What you are asked to do
Retype the run of lines that opens with the line containing "Emit a Python" and closes with the line containing "values = [6, 15, -80, -200, -606, -193]", exactly and inclusively, but skip the pictures.

Supplied data

>> Begin

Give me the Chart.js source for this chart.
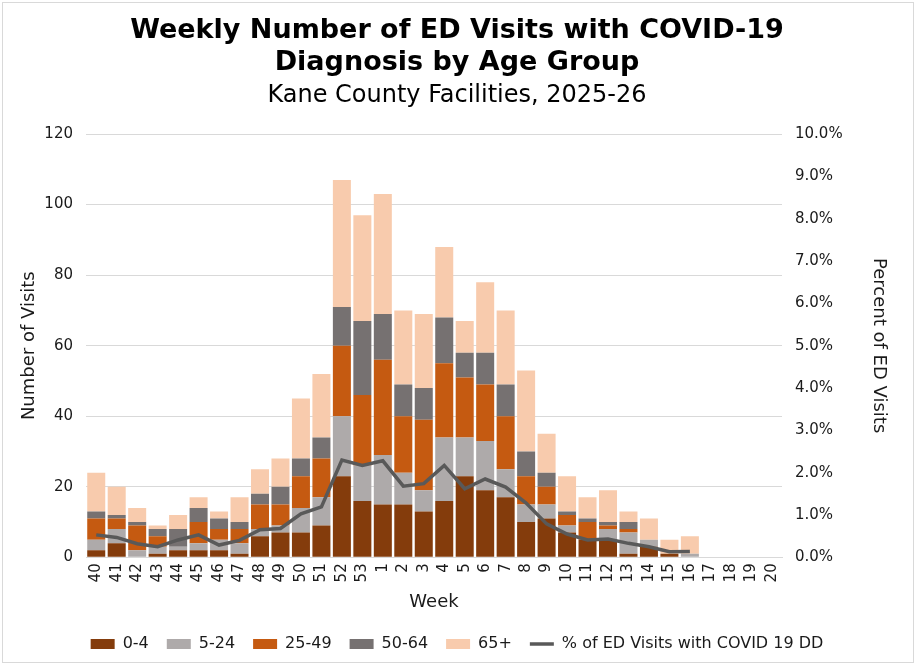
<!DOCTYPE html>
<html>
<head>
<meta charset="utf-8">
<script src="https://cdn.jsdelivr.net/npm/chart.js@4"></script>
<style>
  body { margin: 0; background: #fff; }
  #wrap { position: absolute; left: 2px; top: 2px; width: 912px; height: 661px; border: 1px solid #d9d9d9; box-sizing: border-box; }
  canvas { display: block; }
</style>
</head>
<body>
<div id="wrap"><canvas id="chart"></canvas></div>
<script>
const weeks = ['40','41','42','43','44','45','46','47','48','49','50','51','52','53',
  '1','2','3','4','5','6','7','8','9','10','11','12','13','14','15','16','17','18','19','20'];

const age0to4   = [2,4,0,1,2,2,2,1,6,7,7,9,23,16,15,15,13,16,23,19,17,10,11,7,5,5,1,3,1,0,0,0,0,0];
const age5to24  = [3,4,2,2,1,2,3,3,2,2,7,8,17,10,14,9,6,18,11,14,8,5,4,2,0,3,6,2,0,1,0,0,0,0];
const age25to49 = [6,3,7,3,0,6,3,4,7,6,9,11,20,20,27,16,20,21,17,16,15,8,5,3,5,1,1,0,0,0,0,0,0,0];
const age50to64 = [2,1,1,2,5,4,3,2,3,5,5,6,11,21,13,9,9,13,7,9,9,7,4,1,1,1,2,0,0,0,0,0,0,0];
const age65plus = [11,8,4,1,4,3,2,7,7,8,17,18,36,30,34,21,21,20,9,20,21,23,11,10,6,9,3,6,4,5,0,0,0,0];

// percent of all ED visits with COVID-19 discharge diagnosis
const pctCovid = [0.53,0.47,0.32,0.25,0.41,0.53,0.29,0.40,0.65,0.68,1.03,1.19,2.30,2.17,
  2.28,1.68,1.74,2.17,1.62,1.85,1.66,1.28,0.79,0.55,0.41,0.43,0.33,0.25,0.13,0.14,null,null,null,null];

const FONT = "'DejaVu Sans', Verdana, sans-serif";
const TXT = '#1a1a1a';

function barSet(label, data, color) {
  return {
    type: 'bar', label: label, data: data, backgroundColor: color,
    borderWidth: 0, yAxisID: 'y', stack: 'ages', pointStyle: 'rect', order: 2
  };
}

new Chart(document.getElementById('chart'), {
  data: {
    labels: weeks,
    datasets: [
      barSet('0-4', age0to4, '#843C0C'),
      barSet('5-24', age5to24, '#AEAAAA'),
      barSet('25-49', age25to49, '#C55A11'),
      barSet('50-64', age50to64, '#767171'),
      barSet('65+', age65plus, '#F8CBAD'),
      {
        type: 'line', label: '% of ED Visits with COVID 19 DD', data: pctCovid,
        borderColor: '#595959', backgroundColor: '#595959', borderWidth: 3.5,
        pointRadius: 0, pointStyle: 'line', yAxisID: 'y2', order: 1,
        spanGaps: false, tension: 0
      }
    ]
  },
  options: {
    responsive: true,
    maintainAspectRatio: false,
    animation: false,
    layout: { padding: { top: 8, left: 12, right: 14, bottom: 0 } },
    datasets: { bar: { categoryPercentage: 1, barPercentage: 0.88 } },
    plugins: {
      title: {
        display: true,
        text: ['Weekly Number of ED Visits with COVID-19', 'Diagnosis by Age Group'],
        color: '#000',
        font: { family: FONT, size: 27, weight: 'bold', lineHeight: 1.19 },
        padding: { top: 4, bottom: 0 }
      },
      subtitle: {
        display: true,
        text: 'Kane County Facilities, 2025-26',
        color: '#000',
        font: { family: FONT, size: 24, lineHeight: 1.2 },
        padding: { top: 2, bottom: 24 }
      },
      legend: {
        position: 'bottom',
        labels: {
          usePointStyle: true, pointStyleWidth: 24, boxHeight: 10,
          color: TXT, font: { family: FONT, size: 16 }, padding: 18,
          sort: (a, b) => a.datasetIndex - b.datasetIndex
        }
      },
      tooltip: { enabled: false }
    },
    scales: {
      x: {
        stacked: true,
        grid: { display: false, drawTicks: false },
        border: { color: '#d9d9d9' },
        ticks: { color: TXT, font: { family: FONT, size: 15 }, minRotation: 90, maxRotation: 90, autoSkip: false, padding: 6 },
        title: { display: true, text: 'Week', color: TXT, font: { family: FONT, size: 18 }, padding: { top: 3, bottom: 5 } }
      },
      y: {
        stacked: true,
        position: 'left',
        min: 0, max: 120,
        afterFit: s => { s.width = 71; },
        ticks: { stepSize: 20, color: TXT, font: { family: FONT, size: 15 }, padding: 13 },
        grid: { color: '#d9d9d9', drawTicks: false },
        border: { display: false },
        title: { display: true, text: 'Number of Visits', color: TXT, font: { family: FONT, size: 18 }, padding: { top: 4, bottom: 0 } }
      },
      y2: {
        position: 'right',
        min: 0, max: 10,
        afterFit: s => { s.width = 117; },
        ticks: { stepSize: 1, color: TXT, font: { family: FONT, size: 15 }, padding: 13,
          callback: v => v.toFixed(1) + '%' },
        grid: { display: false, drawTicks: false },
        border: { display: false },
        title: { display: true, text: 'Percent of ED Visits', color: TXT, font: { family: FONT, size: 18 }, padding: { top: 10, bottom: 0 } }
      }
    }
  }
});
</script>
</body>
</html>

>> End
>> Begin

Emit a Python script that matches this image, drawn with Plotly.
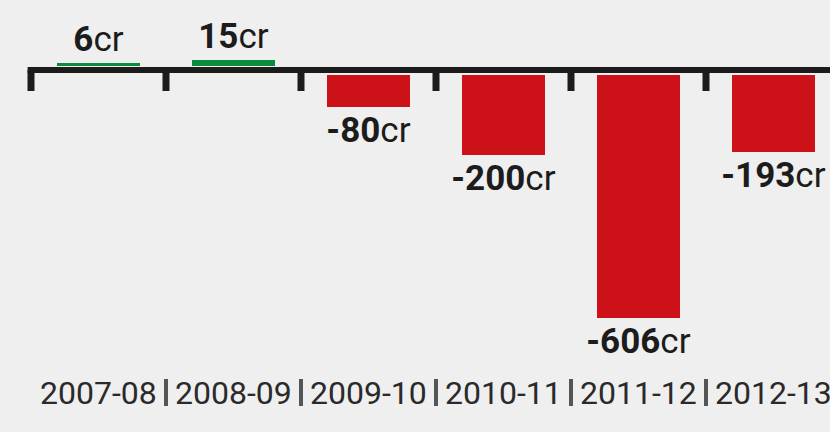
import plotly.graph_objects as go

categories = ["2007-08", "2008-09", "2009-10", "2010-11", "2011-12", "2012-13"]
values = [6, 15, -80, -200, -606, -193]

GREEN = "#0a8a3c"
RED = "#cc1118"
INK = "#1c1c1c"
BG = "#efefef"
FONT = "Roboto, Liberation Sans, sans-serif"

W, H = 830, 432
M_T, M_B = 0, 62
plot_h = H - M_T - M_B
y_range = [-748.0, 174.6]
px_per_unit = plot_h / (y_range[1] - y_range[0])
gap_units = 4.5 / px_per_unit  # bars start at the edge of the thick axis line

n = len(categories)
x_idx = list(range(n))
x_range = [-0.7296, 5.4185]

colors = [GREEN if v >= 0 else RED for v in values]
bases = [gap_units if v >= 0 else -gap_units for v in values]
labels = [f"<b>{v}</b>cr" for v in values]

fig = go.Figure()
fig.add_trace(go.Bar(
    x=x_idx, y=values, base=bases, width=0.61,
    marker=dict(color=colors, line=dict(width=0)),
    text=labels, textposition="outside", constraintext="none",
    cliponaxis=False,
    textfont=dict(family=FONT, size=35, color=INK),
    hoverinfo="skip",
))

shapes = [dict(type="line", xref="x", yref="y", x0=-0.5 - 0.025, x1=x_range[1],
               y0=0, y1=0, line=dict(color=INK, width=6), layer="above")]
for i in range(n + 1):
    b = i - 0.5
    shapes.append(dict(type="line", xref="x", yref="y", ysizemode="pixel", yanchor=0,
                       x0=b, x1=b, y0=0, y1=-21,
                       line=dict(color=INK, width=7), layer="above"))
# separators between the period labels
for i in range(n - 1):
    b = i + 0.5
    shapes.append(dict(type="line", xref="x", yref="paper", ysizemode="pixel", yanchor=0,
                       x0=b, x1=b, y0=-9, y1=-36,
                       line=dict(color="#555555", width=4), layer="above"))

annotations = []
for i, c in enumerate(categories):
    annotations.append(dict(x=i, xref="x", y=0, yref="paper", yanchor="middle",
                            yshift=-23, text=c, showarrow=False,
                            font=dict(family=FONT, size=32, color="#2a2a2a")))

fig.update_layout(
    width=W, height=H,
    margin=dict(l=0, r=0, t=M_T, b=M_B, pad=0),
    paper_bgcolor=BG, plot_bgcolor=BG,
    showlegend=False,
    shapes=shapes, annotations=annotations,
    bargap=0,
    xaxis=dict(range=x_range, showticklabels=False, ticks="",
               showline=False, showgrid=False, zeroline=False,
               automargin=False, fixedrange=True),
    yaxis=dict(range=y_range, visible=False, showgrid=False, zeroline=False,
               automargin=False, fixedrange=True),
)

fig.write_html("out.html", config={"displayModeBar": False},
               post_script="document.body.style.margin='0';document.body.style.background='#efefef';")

>> End

Exercise solution
Emit a Python script that matches this image, drawn with Plotly.
import plotly.graph_objects as go

categories = ["2007-08", "2008-09", "2009-10", "2010-11", "2011-12", "2012-13"]
values = [6, 15, -80, -200, -606, -193]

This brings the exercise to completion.